[start Information supplied]

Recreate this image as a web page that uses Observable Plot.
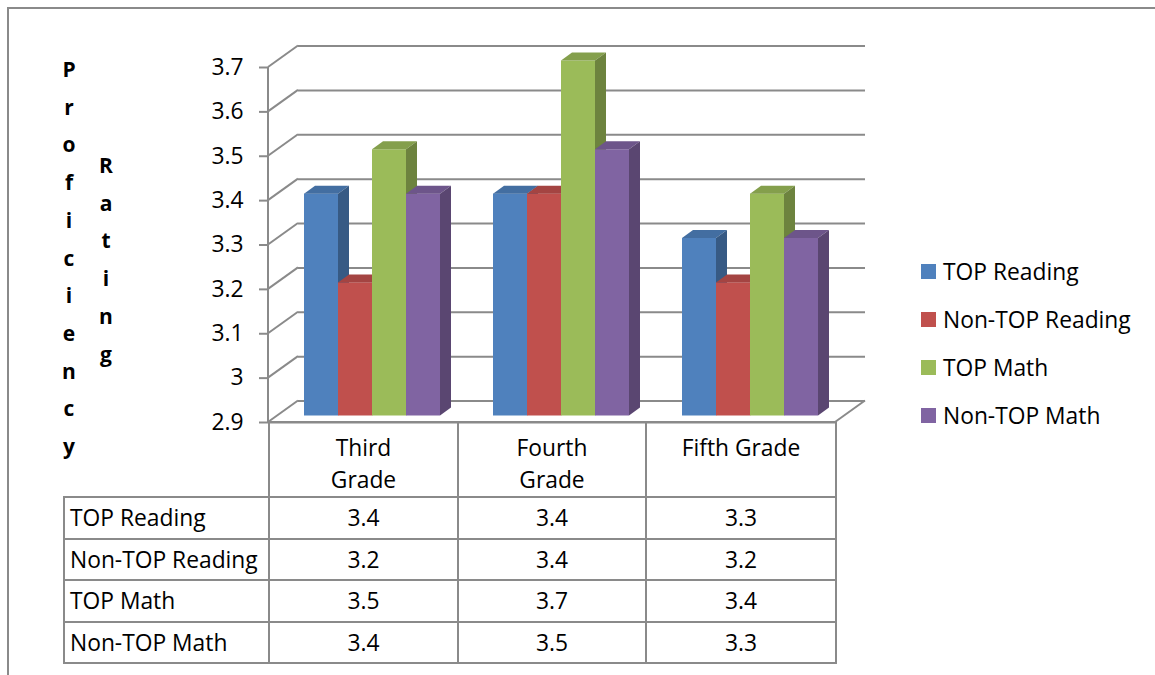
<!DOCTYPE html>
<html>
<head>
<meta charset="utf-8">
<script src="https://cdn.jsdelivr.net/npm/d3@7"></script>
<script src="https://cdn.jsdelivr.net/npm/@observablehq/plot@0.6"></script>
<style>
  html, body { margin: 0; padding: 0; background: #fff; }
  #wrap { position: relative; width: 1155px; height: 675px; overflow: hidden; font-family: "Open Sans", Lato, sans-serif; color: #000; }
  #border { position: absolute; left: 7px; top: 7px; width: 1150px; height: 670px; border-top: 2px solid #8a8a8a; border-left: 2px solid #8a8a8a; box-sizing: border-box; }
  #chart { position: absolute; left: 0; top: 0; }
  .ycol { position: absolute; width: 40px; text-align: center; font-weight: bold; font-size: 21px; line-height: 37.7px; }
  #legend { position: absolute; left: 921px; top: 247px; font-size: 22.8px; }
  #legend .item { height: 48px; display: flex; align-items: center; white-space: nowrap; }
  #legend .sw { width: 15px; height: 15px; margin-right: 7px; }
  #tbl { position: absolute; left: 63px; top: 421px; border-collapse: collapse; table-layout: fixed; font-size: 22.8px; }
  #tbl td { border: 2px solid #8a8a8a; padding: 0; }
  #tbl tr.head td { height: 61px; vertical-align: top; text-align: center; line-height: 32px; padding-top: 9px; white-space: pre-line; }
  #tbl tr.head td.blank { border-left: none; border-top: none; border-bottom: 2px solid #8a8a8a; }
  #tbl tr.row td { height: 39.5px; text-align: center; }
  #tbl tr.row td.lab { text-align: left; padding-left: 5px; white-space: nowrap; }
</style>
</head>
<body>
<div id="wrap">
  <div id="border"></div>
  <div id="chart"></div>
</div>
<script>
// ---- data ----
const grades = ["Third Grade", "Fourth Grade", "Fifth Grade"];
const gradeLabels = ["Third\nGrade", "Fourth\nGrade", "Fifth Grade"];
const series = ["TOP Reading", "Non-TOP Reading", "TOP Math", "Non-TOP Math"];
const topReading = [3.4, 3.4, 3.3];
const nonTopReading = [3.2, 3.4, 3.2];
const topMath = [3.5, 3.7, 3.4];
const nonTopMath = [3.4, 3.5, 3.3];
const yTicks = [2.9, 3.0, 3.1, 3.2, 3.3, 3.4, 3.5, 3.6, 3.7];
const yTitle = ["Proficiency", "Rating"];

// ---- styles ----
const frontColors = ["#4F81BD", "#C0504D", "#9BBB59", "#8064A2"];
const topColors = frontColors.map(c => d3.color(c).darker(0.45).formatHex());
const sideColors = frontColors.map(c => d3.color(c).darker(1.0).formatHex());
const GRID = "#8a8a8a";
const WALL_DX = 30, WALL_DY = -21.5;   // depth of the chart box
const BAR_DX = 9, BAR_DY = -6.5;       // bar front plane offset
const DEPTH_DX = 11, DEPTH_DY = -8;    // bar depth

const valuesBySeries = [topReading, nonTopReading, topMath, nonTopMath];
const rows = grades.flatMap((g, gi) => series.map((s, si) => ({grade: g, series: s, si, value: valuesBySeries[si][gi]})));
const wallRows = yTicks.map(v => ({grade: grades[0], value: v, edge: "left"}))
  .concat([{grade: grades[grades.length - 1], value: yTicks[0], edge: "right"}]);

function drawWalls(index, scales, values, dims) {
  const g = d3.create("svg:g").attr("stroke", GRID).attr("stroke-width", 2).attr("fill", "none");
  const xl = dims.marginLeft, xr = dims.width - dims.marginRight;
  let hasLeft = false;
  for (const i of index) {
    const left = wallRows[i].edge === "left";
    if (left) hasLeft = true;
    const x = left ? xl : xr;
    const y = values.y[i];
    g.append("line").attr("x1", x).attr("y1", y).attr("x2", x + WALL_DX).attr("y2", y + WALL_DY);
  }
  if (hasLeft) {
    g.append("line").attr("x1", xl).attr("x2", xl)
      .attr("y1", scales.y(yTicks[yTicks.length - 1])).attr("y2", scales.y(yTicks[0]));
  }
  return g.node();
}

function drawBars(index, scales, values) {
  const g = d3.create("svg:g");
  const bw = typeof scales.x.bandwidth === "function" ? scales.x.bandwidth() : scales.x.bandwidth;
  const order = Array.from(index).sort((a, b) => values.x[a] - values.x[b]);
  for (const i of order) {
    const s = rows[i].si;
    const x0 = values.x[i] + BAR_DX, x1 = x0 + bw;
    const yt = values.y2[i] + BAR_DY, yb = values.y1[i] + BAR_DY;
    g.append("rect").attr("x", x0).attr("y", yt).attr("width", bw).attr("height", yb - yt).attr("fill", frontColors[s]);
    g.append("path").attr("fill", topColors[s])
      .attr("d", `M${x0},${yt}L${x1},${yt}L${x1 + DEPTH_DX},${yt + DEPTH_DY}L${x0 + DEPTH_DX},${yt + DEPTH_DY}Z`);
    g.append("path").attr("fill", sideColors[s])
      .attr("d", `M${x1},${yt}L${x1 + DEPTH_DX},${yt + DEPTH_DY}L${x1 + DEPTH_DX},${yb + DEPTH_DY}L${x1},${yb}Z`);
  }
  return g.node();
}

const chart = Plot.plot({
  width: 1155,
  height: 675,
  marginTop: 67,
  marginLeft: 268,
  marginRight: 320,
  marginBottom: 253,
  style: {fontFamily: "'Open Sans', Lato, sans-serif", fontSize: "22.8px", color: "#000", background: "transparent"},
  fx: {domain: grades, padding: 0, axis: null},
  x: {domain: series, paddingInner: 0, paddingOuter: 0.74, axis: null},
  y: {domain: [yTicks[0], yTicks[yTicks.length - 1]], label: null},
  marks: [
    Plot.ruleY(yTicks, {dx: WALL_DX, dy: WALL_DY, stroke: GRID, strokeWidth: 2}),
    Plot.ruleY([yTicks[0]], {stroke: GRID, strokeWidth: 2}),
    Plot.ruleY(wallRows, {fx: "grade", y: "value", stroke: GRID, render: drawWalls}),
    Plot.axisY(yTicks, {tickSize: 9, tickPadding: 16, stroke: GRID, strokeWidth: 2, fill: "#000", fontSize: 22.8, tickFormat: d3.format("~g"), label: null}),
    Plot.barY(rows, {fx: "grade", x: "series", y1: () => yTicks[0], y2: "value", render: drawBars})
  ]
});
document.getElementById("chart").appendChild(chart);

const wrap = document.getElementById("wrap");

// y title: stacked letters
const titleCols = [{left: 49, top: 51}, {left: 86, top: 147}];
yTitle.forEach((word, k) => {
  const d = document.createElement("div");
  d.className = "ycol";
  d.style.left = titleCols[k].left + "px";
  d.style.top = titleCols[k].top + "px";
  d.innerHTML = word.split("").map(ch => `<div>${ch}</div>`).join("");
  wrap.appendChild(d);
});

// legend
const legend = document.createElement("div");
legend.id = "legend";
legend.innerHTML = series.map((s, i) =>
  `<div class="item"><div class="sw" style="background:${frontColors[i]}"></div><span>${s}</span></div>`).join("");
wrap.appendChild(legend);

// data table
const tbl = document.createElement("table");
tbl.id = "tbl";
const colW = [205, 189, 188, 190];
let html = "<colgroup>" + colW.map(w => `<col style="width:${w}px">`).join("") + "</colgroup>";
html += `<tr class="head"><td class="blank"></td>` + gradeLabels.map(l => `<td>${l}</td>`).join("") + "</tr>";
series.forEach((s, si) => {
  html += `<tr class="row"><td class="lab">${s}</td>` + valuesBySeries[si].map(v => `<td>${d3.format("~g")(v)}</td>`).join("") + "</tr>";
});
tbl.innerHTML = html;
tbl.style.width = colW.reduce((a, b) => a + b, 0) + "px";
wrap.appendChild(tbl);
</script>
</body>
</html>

[end Information supplied]

▸ **Written instruction**
Restate the whole listing above exactly, please, omitting every image.

▸ **Solution to this exercise**
Recreate this image as a web page that uses Observable Plot.
<!DOCTYPE html>
<html>
<head>
<meta charset="utf-8">
<script src="https://cdn.jsdelivr.net/npm/d3@7"></script>
<script src="https://cdn.jsdelivr.net/npm/@observablehq/plot@0.6"></script>
<style>
  html, body { margin: 0; padding: 0; background: #fff; }
  #wrap { position: relative; width: 1155px; height: 675px; overflow: hidden; font-family: "Open Sans", Lato, sans-serif; color: #000; }
  #border { position: absolute; left: 7px; top: 7px; width: 1150px; height: 670px; border-top: 2px solid #8a8a8a; border-left: 2px solid #8a8a8a; box-sizing: border-box; }
  #chart { position: absolute; left: 0; top: 0; }
  .ycol { position: absolute; width: 40px; text-align: center; font-weight: bold; font-size: 21px; line-height: 37.7px; }
  #legend { position: absolute; left: 921px; top: 247px; font-size: 22.8px; }
  #legend .item { height: 48px; display: flex; align-items: center; white-space: nowrap; }
  #legend .sw { width: 15px; height: 15px; margin-right: 7px; }
  #tbl { position: absolute; left: 63px; top: 421px; border-collapse: collapse; table-layout: fixed; font-size: 22.8px; }
  #tbl td { border: 2px solid #8a8a8a; padding: 0; }
  #tbl tr.head td { height: 61px; vertical-align: top; text-align: center; line-height: 32px; padding-top: 9px; white-space: pre-line; }
  #tbl tr.head td.blank { border-left: none; border-top: none; border-bottom: 2px solid #8a8a8a; }
  #tbl tr.row td { height: 39.5px; text-align: center; }
  #tbl tr.row td.lab { text-align: left; padding-left: 5px; white-space: nowrap; }
</style>
</head>
<body>
<div id="wrap">
  <div id="border"></div>
  <div id="chart"></div>
</div>
<script>
// ---- data ----
const grades = ["Third Grade", "Fourth Grade", "Fifth Grade"];
const gradeLabels = ["Third\nGrade", "Fourth\nGrade", "Fifth Grade"];
const series = ["TOP Reading", "Non-TOP Reading", "TOP Math", "Non-TOP Math"];
const topReading = [3.4, 3.4, 3.3];
const nonTopReading = [3.2, 3.4, 3.2];
const topMath = [3.5, 3.7, 3.4];
const nonTopMath = [3.4, 3.5, 3.3];
const yTicks = [2.9, 3.0, 3.1, 3.2, 3.3, 3.4, 3.5, 3.6, 3.7];
const yTitle = ["Proficiency", "Rating"];

// ---- styles ----
const frontColors = ["#4F81BD", "#C0504D", "#9BBB59", "#8064A2"];
const topColors = frontColors.map(c => d3.color(c).darker(0.45).formatHex());
const sideColors = frontColors.map(c => d3.color(c).darker(1.0).formatHex());
const GRID = "#8a8a8a";
const WALL_DX = 30, WALL_DY = -21.5;   // depth of the chart box
const BAR_DX = 9, BAR_DY = -6.5;       // bar front plane offset
const DEPTH_DX = 11, DEPTH_DY = -8;    // bar depth

const valuesBySeries = [topReading, nonTopReading, topMath, nonTopMath];
const rows = grades.flatMap((g, gi) => series.map((s, si) => ({grade: g, series: s, si, value: valuesBySeries[si][gi]})));
const wallRows = yTicks.map(v => ({grade: grades[0], value: v, edge: "left"}))
  .concat([{grade: grades[grades.length - 1], value: yTicks[0], edge: "right"}]);

function drawWalls(index, scales, values, dims) {
  const g = d3.create("svg:g").attr("stroke", GRID).attr("stroke-width", 2).attr("fill", "none");
  const xl = dims.marginLeft, xr = dims.width - dims.marginRight;
  let hasLeft = false;
  for (const i of index) {
    const left = wallRows[i].edge === "left";
    if (left) hasLeft = true;
    const x = left ? xl : xr;
    const y = values.y[i];
    g.append("line").attr("x1", x).attr("y1", y).attr("x2", x + WALL_DX).attr("y2", y + WALL_DY);
  }
  if (hasLeft) {
    g.append("line").attr("x1", xl).attr("x2", xl)
      .attr("y1", scales.y(yTicks[yTicks.length - 1])).attr("y2", scales.y(yTicks[0]));
  }
  return g.node();
}

function drawBars(index, scales, values) {
  const g = d3.create("svg:g");
  const bw = typeof scales.x.bandwidth === "function" ? scales.x.bandwidth() : scales.x.bandwidth;
  const order = Array.from(index).sort((a, b) => values.x[a] - values.x[b]);
  for (const i of order) {
    const s = rows[i].si;
    const x0 = values.x[i] + BAR_DX, x1 = x0 + bw;
    const yt = values.y2[i] + BAR_DY, yb = values.y1[i] + BAR_DY;
    g.append("rect").attr("x", x0).attr("y", yt).attr("width", bw).attr("height", yb - yt).attr("fill", frontColors[s]);
    g.append("path").attr("fill", topColors[s])
      .attr("d", `M${x0},${yt}L${x1},${yt}L${x1 + DEPTH_DX},${yt + DEPTH_DY}L${x0 + DEPTH_DX},${yt + DEPTH_DY}Z`);
    g.append("path").attr("fill", sideColors[s])
      .attr("d", `M${x1},${yt}L${x1 + DEPTH_DX},${yt + DEPTH_DY}L${x1 + DEPTH_DX},${yb + DEPTH_DY}L${x1},${yb}Z`);
  }
  return g.node();
}

const chart = Plot.plot({
  width: 1155,
  height: 675,
  marginTop: 67,
  marginLeft: 268,
  marginRight: 320,
  marginBottom: 253,
  style: {fontFamily: "'Open Sans', Lato, sans-serif", fontSize: "22.8px", color: "#000", background: "transparent"},
  fx: {domain: grades, padding: 0, axis: null},
  x: {domain: series, paddingInner: 0, paddingOuter: 0.74, axis: null},
  y: {domain: [yTicks[0], yTicks[yTicks.length - 1]], label: null},
  marks: [
    Plot.ruleY(yTicks, {dx: WALL_DX, dy: WALL_DY, stroke: GRID, strokeWidth: 2}),
    Plot.ruleY([yTicks[0]], {stroke: GRID, strokeWidth: 2}),
    Plot.ruleY(wallRows, {fx: "grade", y: "value", stroke: GRID, render: drawWalls}),
    Plot.axisY(yTicks, {tickSize: 9, tickPadding: 16, stroke: GRID, strokeWidth: 2, fill: "#000", fontSize: 22.8, tickFormat: d3.format("~g"), label: null}),
    Plot.barY(rows, {fx: "grade", x: "series", y1: () => yTicks[0], y2: "value", render: drawBars})
  ]
});
document.getElementById("chart").appendChild(chart);

const wrap = document.getElementById("wrap");

// y title: stacked letters
const titleCols = [{left: 49, top: 51}, {left: 86, top: 147}];
yTitle.forEach((word, k) => {
  const d = document.createElement("div");
  d.className = "ycol";
  d.style.left = titleCols[k].left + "px";
  d.style.top = titleCols[k].top + "px";
  d.innerHTML = word.split("").map(ch => `<div>${ch}</div>`).join("");
  wrap.appendChild(d);
});

// legend
const legend = document.createElement("div");
legend.id = "legend";
legend.innerHTML = series.map((s, i) =>
  `<div class="item"><div class="sw" style="background:${frontColors[i]}"></div><span>${s}</span></div>`).join("");
wrap.appendChild(legend);

// data table
const tbl = document.createElement("table");
tbl.id = "tbl";
const colW = [205, 189, 188, 190];
let html = "<colgroup>" + colW.map(w => `<col style="width:${w}px">`).join("") + "</colgroup>";
html += `<tr class="head"><td class="blank"></td>` + gradeLabels.map(l => `<td>${l}</td>`).join("") + "</tr>";
series.forEach((s, si) => {
  html += `<tr class="row"><td class="lab">${s}</td>` + valuesBySeries[si].map(v => `<td>${d3.format("~g")(v)}</td>`).join("") + "</tr>";
});
tbl.innerHTML = html;
tbl.style.width = colW.reduce((a, b) => a + b, 0) + "px";
wrap.appendChild(tbl);
</script>
</body>
</html>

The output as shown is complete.